Tuesday, January 12, 2010

Bad news

It's not often I'm the one delivering the news that a patient of mine has cancer. It may be the surgeon, the specialist, the mammogram, or the ER doc that gives the bad news. I don't avoid it; it just works out that way.

I had to today. Just the fact that he had an appointment for an acute concern was a red flag with this guy, who is nice enough, but doesn't relish coming to the doctor. My visual impression of him reinforced my concern, his complaints even more so, and his physical exam sealed the deal.

My heart sank.

I always appreciated bluntness when we got news about Henry. No mincing of words, no dancing around.

I hope he did too.


rlbates said...

It never gets any easier, does it?

socks said...

I'm sure you delivered the bad news in the best possible way.

Sorry for you and even more so for him.

A Doc 2 Be said...

I can only imagine how it impacted you inside as well, Dr. Smak.

winecat said...

I'm sending a few hugs your way. I'll bet you need them today.

Sybil said...

I am sure he does. Maybe not immediatley but certainly as the days go by..
Bless You
Love sybil x

...tom... said...


My visual impression of him reinforced my concern, his complaints even more so, and his physical exam sealed the deal.


I had always imagined that a diagnosis of cancer was a long, drawn out deal . . .involving smears and biopsies and 'consults' and sophisticated 'miracle technology' peering deep inside the body's cells to be sure.

You are saying you diagnosed a cancer, of whatever etiology and 'pathogenicity' (wrong word, but I am sure you know what I mean..), you diagnosed that spectre within the time frame and complexity of an appointment, an exam, an office visit..?!?

Maybe I should be more concerned when I schedule an appointment with my own physician for whatever reason.


Dr. Smak said...


In general you are right. Which is why I'm not often the one giving the news, because it takes so many steps to get there.

But, there are times when things are REALLY clear, really quickly. There are times when saying things like "unusual finding" or "suspicious lump" is more than an understatement, it's disingenuous.

The follow-up tests have confirmed for this gentleman that things aren't so good. I'm not purporting to be a fabulous diagnostician. This one was just obvious.


...tom... said...


Thanks Dr. S...

Not doubting . . .just did not realize that a definitive diagnosis could ever be made that . . .not 'easily' because that negates the skills/experience required to put the puzzle together, but that ...quickly.

Thanks for the response.


ADB said...

Whereas the primary concern lies with the patient, it is good to see this from the physician's perspective. I hope your patient is able to be treated, and possibly make a full recovery

Jobbing Doctor said...

Dear Dr Smak,

You sometimes think that you are alone in your grief, and to some extent you are. It is true that others you love are also going through grief, but we all cope differently, and uniquely, although at the same time.

I was directed to your blog when I put up a post about a child dying, as it would have been our son's 23rd birthday.

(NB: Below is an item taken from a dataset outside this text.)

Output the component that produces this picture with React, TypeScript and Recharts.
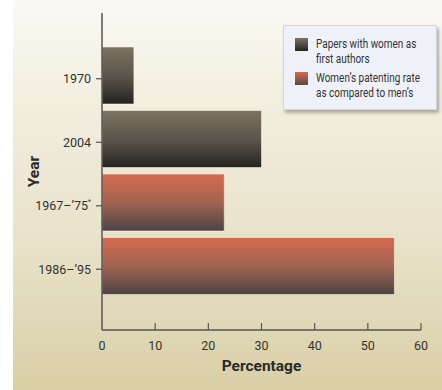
import React from "react";
import { BarChart, Bar, XAxis, YAxis, Cell, Legend } from "recharts";

// Year labels, top to bottom
const years = ["1970", "2004", "1967\u2013\u201975*", "1986\u2013\u201995"];
// Percentage value for each year
const percentages = [6, 30, 23, 55];
// Which measure each row belongs to (0 = papers, 1 = patenting)
const seriesIndex = [0, 0, 1, 1];
const seriesNames = [
  ["Papers with women as", "first authors"],
  ["Women\u2019s patenting rate", "as compared to men\u2019s"],
];
const xTicks = [0, 10, 20, 30, 40, 50, 60];

const data = years.map((year, i) => ({
  year,
  value: percentages[i],
  series: seriesIndex[i],
}));

const FONT = "Roboto, 'Liberation Sans', sans-serif";
const gradientIds = ["gradDark", "gradRed"];

const YTick = (props: any) => {
  const { x, y, payload } = props;
  const label: string = payload.value;
  const star = label.endsWith("*");
  const text = star ? label.slice(0, -1) : label;
  return (
    <g>
      <line x1={x - 6} x2={x} y1={y + 3} y2={y + 3} stroke="#555" strokeWidth={1.2} />
      <text
        x={x - 11}
        y={y + 3}
        textAnchor="end"
        dominantBaseline="central"
        fontFamily={FONT}
        fontSize={12.5}
        fill="#333"
      >
        {text}
        {star ? (
          <tspan fontSize={7} dy={-4}>
            *
          </tspan>
        ) : null}
      </text>
    </g>
  );
};

const XTick = (props: any) => {
  const { x, y, payload } = props;
  return (
    <g>
      {payload.value !== 0 ? (
        <line x1={x} x2={x} y1={y - 7} y2={y} stroke="#555" strokeWidth={1.2} />
      ) : null}
      <text
        x={x}
        y={y + 15}
        textAnchor="middle"
        dominantBaseline="central"
        fontFamily={FONT}
        fontSize={12.5}
        fill="#333"
      >
        {payload.value}
      </text>
    </g>
  );
};

const LegendBox = () => (
  <div
    style={{
      width: 154,
      height: 85,
      boxSizing: "border-box",
      background: "#eef2f8",
      border: "1px solid #cfd6e0",
      boxShadow: "2px 3px 3px rgba(90,90,80,0.45)",
      padding: "11px 0 0 11px",
      fontFamily: FONT,
      fontSize: 12.3,
      color: "#333",
      lineHeight: "15px",
    }}
  >
    {seriesNames.map((lines, i) => (
      <div key={i} style={{ display: "flex", alignItems: "flex-start", marginBottom: 4 }}>
        <svg width={13} height={13} style={{ marginTop: 1, marginRight: 8, flex: "none" }}>
          <defs>
            <linearGradient id={`lg${i}`} x1="0" y1="0" x2="0" y2="1">
              {i === 0 ? (
                <>
                  <stop offset="0%" stopColor="#7a7262" />
                  <stop offset="100%" stopColor="#262422" />
                </>
              ) : (
                <>
                  <stop offset="0%" stopColor="#d46a50" />
                  <stop offset="100%" stopColor="#5a4a46" />
                </>
              )}
            </linearGradient>
          </defs>
          <rect width={13} height={13} fill={`url(#lg${i})`} />
        </svg>
        <div style={{ whiteSpace: "nowrap", transform: "scaleX(0.81)", transformOrigin: "left top" }}>
          {lines.map((l, j) => (
            <div key={j}>{l}</div>
          ))}
        </div>
      </div>
    ))}
  </div>
);

export default function App() {
  return (
    <div
      style={{
        position: "absolute",
        left: 0,
        top: 0,
        width: 442,
        height: 390,
        background: "#ffffff",
      }}
    >
      <div
        style={{
          position: "absolute",
          left: 13,
          top: 0,
          width: 429,
          height: 390,
          background: "linear-gradient(to bottom, #fbf9f3 0%, #f2eee0 25%, #e9e3cb 60%, #d9cfa6 100%)",
        }}
      />
      <div style={{ position: "absolute", left: 0, top: 0 }}>
        <BarChart
          width={442}
          height={390}
          data={data}
          layout="vertical"
          margin={{ top: 13, right: 21, bottom: 30, left: 0 }}
        >
          <defs>
            <linearGradient id="gradDark" x1="0" y1="0" x2="0" y2="1">
              <stop offset="0%" stopColor="#7b7363" />
              <stop offset="55%" stopColor="#575248" />
              <stop offset="100%" stopColor="#242220" />
            </linearGradient>
            <linearGradient id="gradRed" x1="0" y1="0" x2="0" y2="1">
              <stop offset="0%" stopColor="#d56a50" />
              <stop offset="50%" stopColor="#a06452" />
              <stop offset="100%" stopColor="#4c4444" />
            </linearGradient>
          </defs>
          <XAxis
            type="number"
            domain={[0, 60]}
            ticks={xTicks}
            height={30}
            tickSize={0}
            tickMargin={0}
            tickLine={false}
            axisLine={{ stroke: "#555", strokeWidth: 1.5 }}
            tick={<XTick />}
            interval={0}
            label={{
              value: "Percentage",
              position: "insideBottom",
              offset: -11,
              style: { fontFamily: FONT, fontSize: 15.5, fontWeight: 700, fill: "#2a2a2a" },
            }}
          />
          <YAxis
            type="category"
            dataKey="year"
            width={102}
            padding={{ top: 31, bottom: 32 }}
            tickSize={0}
            tickMargin={0}
            tickLine={false}
            axisLine={{ stroke: "#555", strokeWidth: 1.5 }}
            tick={<YTick />}
            interval={0}
            label={{
              value: "Year",
              angle: -90,
              position: "insideLeft",
              offset: 33,
              style: { fontFamily: FONT, fontSize: 15.5, fontWeight: 700, fill: "#2a2a2a", textAnchor: "middle" },
            }}
          />
          <Legend
            layout="horizontal"
            verticalAlign="middle"
            align="center"
            content={<LegendBox />}
            wrapperStyle={{ position: "absolute", left: 283, top: 25, width: 154, height: 85 }}
          />
          <Bar
            dataKey="value"
            barSize={57}
            isAnimationActive={false}
            stroke="rgba(255,248,230,0.55)"
            strokeWidth={1}
          >
            {data.map((d, i) => (
              <Cell key={i} fill={`url(#${gradientIds[d.series]})`} />
            ))}
          </Bar>
        </BarChart>
      </div>
    </div>
  );
}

You spot the 'would have' immediately, don't you? Laurence (our son and youngest of 4) died suddenly on 15th December 1990 aged 3y 11m in his sleep. There was never a satisfactory reason for his death - possibly sudden infant death in epilepsy (SUDEP).

I am a family doctor in England with three daughters who were older than Laurence. It took me 10 years to even look at a photo of him. I still get some grim moods that Mrs JD and I cope with.

I do hope you are able to cope, and would welcome communication if you think it might help. Maybe you could take a look at my blog on thejobbingdoctor.blogspot.com and see if it chimes with your views.

Thank you for your brave and beautiful blog.


StorytellERdoc said...

Good for you for being honestly blunt with the patient...that is necessary sometimes...

Anonymous said...

Dr. Smak, Am sorry that your patient received this diagnosis. Am sorry that you had to be the person to deliver the diagnosis. But in my heart, I know that you did it with compassion and grace, and empathy.
take care of your self

radioactive girl said...

I have had two times that I was diagnosed with cancer. Well, one time was definite, I am still not sure what the second one was because it is all so confusing.

When I got my first diagnosis the doctor answered all my questions, was honest about which parts would suck, and why, etc. I still love that doctor for being so honest with me and telling me without sugar coating it.

The second time the doctor kind of talked in circles or talked without answering my questions but in such a smooth way that I didn't realize he had really said nothing until I left the office. He used words like "funny looking cells" and "similar to dysplasia" and when I asked him to clarify, he talked and seemed like he was answering my questions but wasn't really saying anything meaningful at all. I still think he is a nice guy and a great doctor, but I would probably never go to him again because he was so confusing.

I am sure your patient appreciated you being honest. I know I would.